We had a backyard pool when I was young. Later I learned it was one of the first in-ground pools in my little town in Pennsylvania, and much later I discovered that backyard pools were considered high living. To me, our pool was just another outlet for my Dad's creative mind and boundless energy. To make the pool, he dug a hole in the backyard with a tractor from his John Deere dealership, lined it with cement blocks, and installed a heating and filter system of his own creation. The 'control room' beneath the cement deck that skirted the pool was a mad scientist's lab. Pipes and valves and pumps and wires and an archaic and somewhat dangerous looking boiler hissed and gurgled in a dark, damp underground that smelled of chemicals and decay. The plumbing often leaked and the walls took a lot of maintenance, but we had a warm, clear, clean, if somewhat small, pool to play in. To keep the walls sealed up, we'd fill the pool with hay each fall to protect them over the winter and scrape and paint them each spring with some sort of paint that made the blocks and mortar waterproof. I can still see and smell that baby blue paint. Who knows what deadly chemicals were in that stuff! I spent a lot of my summers in and around that pool. Being more than chubby as a little kid, I could basically just roll in and bob around all day without really having to learn to swim. As a teenager, I also spent a lot of time at the river, and eventually broke an eardrum diving too deep off the top deck of a houseboat. That kept me out of the water until I had left home and headed west. The next time I went swimming, the baby fat had more than melted off, and I sunk like a stone as I tried to swim even one length in a pool. Since then, I've basically avoided swimming until following my wife into the local LA Fitness pool in support of her triathlon training. While gasping for air on one of the few lengths of the pool I managed to complete, I spotted the above message: If you would like to accomplish something, you must first expect it of yourself. At the moment, I was expecting to drown and having a hard time being inspired in a generic place like LA Fitness. How cute. How simple. Give me a break.

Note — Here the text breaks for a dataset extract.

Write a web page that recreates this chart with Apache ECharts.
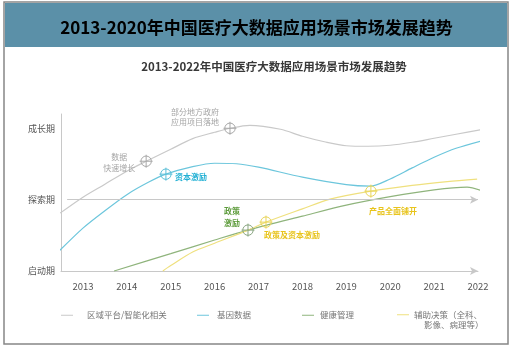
<!DOCTYPE html>
<html>
<head>
<meta charset="utf-8">
<script src="https://cdn.jsdelivr.net/npm/echarts@6/dist/echarts.min.js"></script>
<style>html,body{margin:0;padding:0;background:#fff;}#main{width:513px;height:349px;}</style>
</head>
<body>
<div id="main"></div>
<script>
// ---- data ----
var mainTitle = '2013-2020年中国医疗大数据应用场景市场发展趋势';
var subTitle = '2013-2022年中国医疗大数据应用场景市场发展趋势';
var stageLabels = ['启动期', '探索期', '成长期'];
var seriesNames = ['区域平台/智能化相关', '基因数据', '健康管理', '辅助决策（全科、\n影像、病理等）'];

var grayData = [[2012.48,0.811],[2013,1.035],[2013.5,1.217],[2014,1.399],[2014.44,1.538],[2015,1.706],[2015.5,1.855],[2016,1.944],[2016.35,2.0],[2016.8,2.042],[2017.5,1.986],[2018,1.888],[2018.5,1.811],[2019,1.755],[2019.5,1.748],[2020,1.762],[2020.5,1.804],[2021,1.86],[2021.5,1.916],[2022.11,1.986]];
var blueData = [[2012.39,0.238],[2013,0.601],[2013.5,0.845],[2014,1.07],[2014.5,1.246],[2014.89,1.357],[2015.5,1.462],[2016,1.51],[2016.5,1.503],[2017,1.455],[2018,1.315],[2019,1.21],[2019.54,1.189],[2020,1.29],[2020.5,1.445],[2021,1.594],[2021.5,1.72],[2022.13,1.832]];
var greenData = [[2013.71,0],[2015,0.243],[2016,0.434],[2016.76,0.573],[2018,0.769],[2019,0.923],[2020,1.042],[2021,1.138],[2021.75,1.175],[2022.11,1.119]];
var yellowData = [[2014.82,0],[2015,0.076],[2015.5,0.266],[2016,0.389],[2016.76,0.573],[2017.17,0.685],[2018,0.871],[2018.63,1.007],[2019.56,1.119],[2020.5,1.199],[2021.3,1.252],[2021.98,1.287]];

var grayMarks = [[2014.44,1.538],[2016.35,2.0]];
var grayMarkText = ['数据\n快速增长', '部分地方政府\n应用项目落地'];
var blueMarks = [[2014.89,1.357]];
var blueMarkText = ['资本激励'];
var greenMarks = [[2016.76,0.573]];
var greenMarkText = ['政策\n激励'];
var yellowMarks = [[2017.17,0.685],[2019.56,1.119]];
var yellowMarkText = ['政策及资本激励', '产品全面铺开'];

var stageLineY = 1;
var dividerYear = 2018.63;

// ---- styles ----
var FONT = '"Noto Sans CJK SC", "Noto Sans", sans-serif';
var colors = ['#c9c9c9', '#6cc6dc', '#8fb47c', '#efe07e'];
var markColors = ['#a8a8a8', '#5bbfd8', '#8aa682', '#e9d55a'];
var labelColors = ['#a6a6a6', '#22b0d4', '#5e9c3c', '#e8c41c'];
var crossPath = 'path://M12,0 A12,12 0 1,1 -12,0 A12,12 0 1,1 12,0 Z M0,-15 L0,15 M-15,0 L15,0';

function makeMarks(coords, texts, idx, cfg) {
  return coords.map(function (c, i) {
    return {
      coord: c,
      label: {
        show: true, formatter: texts[i], position: 'inside',
        offset: cfg[i].offset, align: cfg[i].align, verticalAlign: 'middle',
        color: labelColors[idx], fontSize: 8, lineHeight: cfg[i].lh || 11,
        fontWeight: idx === 0 ? 'normal' : 'bold', fontFamily: FONT
      }
    };
  });
}

function markPointOf(coords, texts, idx, cfg) {
  return {
    symbol: crossPath, symbolSize: 13, silent: true,
    itemStyle: { color: 'rgba(0,0,0,0)', borderColor: markColors[idx], borderWidth: 1 },
    data: makeMarks(coords, texts, idx, cfg)
  };
}

var legendText = { color: '#777', fontSize: 8.5, fontFamily: FONT };

var chart = echarts.init(document.getElementById('main'));
var option = {
  animation: false,
  backgroundColor: '#fff',
  title: {
    text: mainTitle, left: 'center', top: 14,
    textStyle: { fontSize: 17, fontWeight: 'bold', color: '#000', fontFamily: FONT }
  },
  graphic: [
    { type: 'rect', z: -10, shape: { x: 5, y: 3, width: 502, height: 44 }, style: { fill: '#5b90a8' } },
    { type: 'rect', z: -9, shape: { x: 4, y: 2, width: 504, height: 342 }, style: { fill: 'none', stroke: '#878787', lineWidth: 1.5 } },
    { type: 'text', style: { text: subTitle, x: 274, y: 67, textAlign: 'center', textVerticalAlign: 'middle', font: 'bold 11.5px ' + FONT, fill: '#383838' } }
  ],
  grid: { left: 61, right: 35, top: 114, bottom: 78 },
  xAxis: {
    type: 'value', min: 2012.5, max: 2022, interval: 0.5,
    axisLine: { show: true, lineStyle: { color: '#c8c8c8', width: 1 }, symbol: ['none', 'arrow'], symbolSize: [6, 8] },
    axisTick: { show: false }, splitLine: { show: false },
    axisLabel: {
      color: '#555', fontSize: 9.5, fontFamily: FONT, margin: 11,
      formatter: function (v) { return Math.abs(v - Math.round(v)) < 1e-6 ? String(Math.round(v)) : ''; }
    }
  },
  yAxis: {
    type: 'value', min: 0, max: 2.2, interval: 1,
    axisLine: { show: true, lineStyle: { color: '#c8c8c8', width: 1 } },
    axisTick: { show: false }, splitLine: { show: false },
    axisLabel: {
      color: '#555', fontSize: 9, fontFamily: FONT, margin: 6,
      formatter: function (v) { return Math.abs(v - Math.round(v)) < 1e-6 ? (stageLabels[Math.round(v)] || '') : ''; }
    }
  },
  legend: [
    { left: 56, top: 306, itemWidth: 12, itemHeight: 1, icon: 'rect', data: [seriesNames[0]], textStyle: Object.assign({ padding: [0, 0, 0, 9] }, legendText) },
    { left: 192, top: 306, itemWidth: 12, itemHeight: 1, icon: 'rect', data: [seriesNames[1]], textStyle: Object.assign({ padding: [0, 0, 0, 3] }, legendText) },
    { left: 297, top: 306, itemWidth: 12, itemHeight: 1, icon: 'rect', data: [seriesNames[2]], textStyle: Object.assign({ padding: [0, 0, 0, 1] }, legendText) },
    { left: 392, top: 306, itemWidth: 12, itemHeight: 1, icon: 'rect', data: [seriesNames[3]],
      formatter: function (n) { var p = n.split('\n'); return '{a|' + p[0] + '}\n{b|' + p[1] + '}'; },
      textStyle: { color: '#777', fontSize: 8.5, fontFamily: FONT, padding: [11, 0, 0, 0],
        rich: { a: { color: '#777', fontSize: 8.5, fontFamily: FONT, lineHeight: 10 }, b: { color: '#777', fontSize: 8.5, fontFamily: FONT, lineHeight: 10, padding: [0, 0, 0, 10] } } } }
  ],
  series: [
    {
      name: seriesNames[0], type: 'line', data: grayData, smooth: 0.3, showSymbol: false, clip: false,
      lineStyle: { color: colors[0], width: 1.2 }, itemStyle: { color: colors[0] },
      markPoint: markPointOf(grayMarks, grayMarkText, 0, [{ offset: [-27, 1], align: 'center' }, { offset: [-35, -11], align: 'center', lh: 10 }]),
      markLine: {
        silent: true, label: { show: false },
        data: [
          [{ coord: [2012.64, stageLineY], symbol: 'none' }, { coord: [2022, stageLineY], symbol: 'arrow', symbolSize: [6, 8] }],
          [{ coord: [dividerYear, 0], symbol: 'none' }, { coord: [dividerYear, 2.21], symbol: 'none' }]
        ],
        lineStyle: { color: '#c8c8c8', width: 1, type: 'solid' }
      }
    },
    {
      name: seriesNames[1], type: 'line', data: blueData, smooth: 0.3, showSymbol: false, clip: false,
      lineStyle: { color: colors[1], width: 1.2 }, itemStyle: { color: colors[1] },
      markPoint: markPointOf(blueMarks, blueMarkText, 1, [{ offset: [9, 3], align: 'left' }])
    },
    {
      name: seriesNames[2], type: 'line', data: greenData, smooth: 0.3, showSymbol: false, clip: false,
      lineStyle: { color: colors[2], width: 1.2 }, itemStyle: { color: colors[2] },
      markPoint: markPointOf(greenMarks, greenMarkText, 2, [{ offset: [-16, -13], align: 'center', lh: 12 }])
    },
    {
      name: seriesNames[3], type: 'line', data: yellowData, smooth: 0.3, showSymbol: false, clip: false,
      lineStyle: { color: colors[3], width: 1.2 }, itemStyle: { color: colors[3] },
      markPoint: markPointOf(yellowMarks, yellowMarkText, 3, [{ offset: [-2, 13], align: 'left' }, { offset: [-2, 20], align: 'left' }])
    }
  ]
};
chart.setOption(option);
</script>
</body>
</html>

But the message kept swirling around inside my head. As I re-create myself as a co-active coach, I realize what I want to be and do can seep out through the cracks of "I can't, and it's too late, and how can I possibly charge people good money for coaching." Just like the water seeping out of Dad's pool as the paint wore off each summer.
A few weeks after my swim, I spent three amazing days skiing from Hurricane Ridge to Royal Basin in Washington's Olympic mountains, covering over 30 miles on some of the highest ridges and peaks in the range. The walls of my belief pool at the start of the trip were leaking thoughts like "I can't hike or skin this fast, I can't keep up, I'm too old and I'm tired," and, "holy shit, I'm in way over my head". As the pool drained, I realized I better get some of that great paint and start sealing those cracks up fast! As I sealed more cracks, I began expecting to go another hundred steps before taking a break on a steep section where we were off our skis and kicking steps. I started deciding to keep up with the others on the skin track on each climb. As I sealed more and more cracks, I replaced worry with the clear expectation I would be and do whatever it took not only keep up but to totally enjoy where I was and what I doing. I also learned that it takes a bit of discipline to maintain those expectations through hours of effort, especially when the end isn't in sight and the effort seems overwhelming. That paint worked so well on the trip, I brought a whole truckload of it back with me. I'll keep a supply on hand, because I know I'll need to keep up with the maintenance as new cracks develop. When they do, I'll be ready.